Die Dialektik wird gewöhnlich als eine äußere Kunst betrachtet, welche durch Willkür eine Verwirrung in bestimmten Begriffen und einen bloßen Schein von Widersprüchen in ihnen hervorbringt, so daß nicht diese Bestimmungen, sondern dieser Schein ein Nichtiges und das Verständige dagegen vielmehr das Wahre sei. Oft ist die Dialektik auch weiter nichts als ein subjektives Schaukelsystem von hin- und herübergehendem Räsonnement, wo der Gehalt fehlt und die Blöße durch solchen Scharfsinn bedeckt wird, der solches Räsonnement erzeugt. — In ihrer eigentümlichen Bestimmtheit ist die Dialektik vielmehr die eigene, wahrhafte Natur der Verstandesbestimmungen, der Dinge und des Endlichen überhaupt. Die Reflexion ist zunächst das Hinausgehen über die isolierte Bestimmtheit und ein Beziehen derselben, wodurch diese in Verhältnis gesetzt, übrigens in ihrem isolierten Gelten erhalten wird. Die Dialektik dagegen ist dies immanente Hinausgehen, worin die Einseitigkeit und Beschränktheit der Verstandesbestimmungen sich als das, was sie ist, nämlich als ihre Negation darstellt. Alles Endliche ist dies, sich selbst aufzuheben. Das Dialektische macht daher die bewegende Seele des wissenschaftliehen Fortgehens aus und ist das Prinzip, wodurch allein immanenter Zusammenhang und Notwendigkeit in den Inhalt der Wissenschaft kommt, so wie in ihm überhaupt die wahrhafte, nicht äußerliche Erhebung über das Endliche liegt.

§ 82 ?) Das Spekulative oder Positiv-Vernünftige faßt die Einheit der Bestimmungen in ihrer Entgegensetzung auf, das Affirmative, das in ihrer Auflösung und ihrem Übergehen enthalten ist.

  1. Die Dialektik hat ein positives Resultat, weil sie einen bestimmten Inhalt hat oder weil ihr Resultat wahrhaft nicht das leere, abstrakte Nichts, sondern die Negation von gewissen Bestimmungen ist, welche im Resultate eben deswegen enthalten sind, weil dies nicht ein unmittelbares Nichts, sondern ein Resultat ist. 
  2. Dies Vernünftige ist daher, obwohl ein Gedachtes, auch Abstraktes, zugleich ein Konkretes, weil es nicht einfache, formelle Einheit, sondern Einheit unterschiedener Bestimmungen ist.

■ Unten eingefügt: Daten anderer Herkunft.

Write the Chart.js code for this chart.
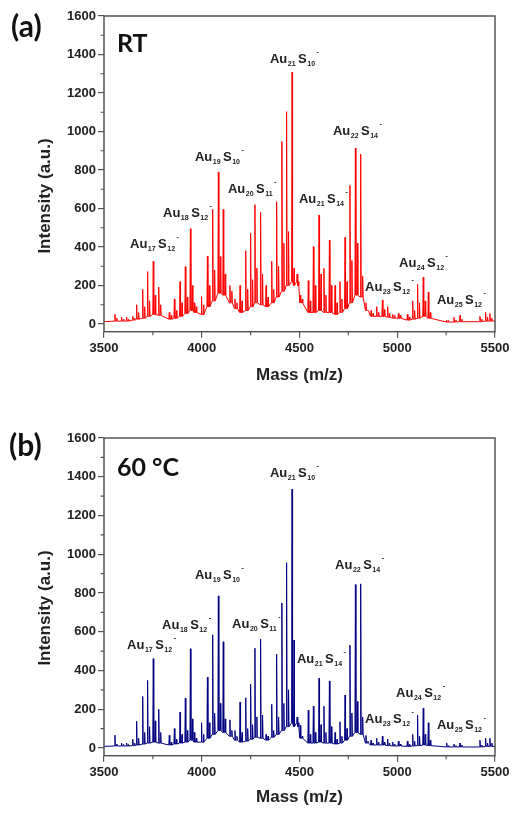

Mit bloßen Abstraktionen oder formellen Gedanken hat es darum überhaupt die Philosophie ganz und gar nicht zu tun, sondern allein mit konkreten Gedanken.
  3. In der spekulativen Logik ist die bloße Verstandes-Logik enthalten und kann aus jener sogleich gemacht werden; es bedarf dazu nichts, als daraus das Dialektische und Vernünftige wegzulassen; so wird sie zu dem, was die gewöhnliche Logik ist, eine Historie von mancherlei zusammengestellten Gedankenbestimmungen, die in ihrer Endlichkeit als etwas Unendliches gelten.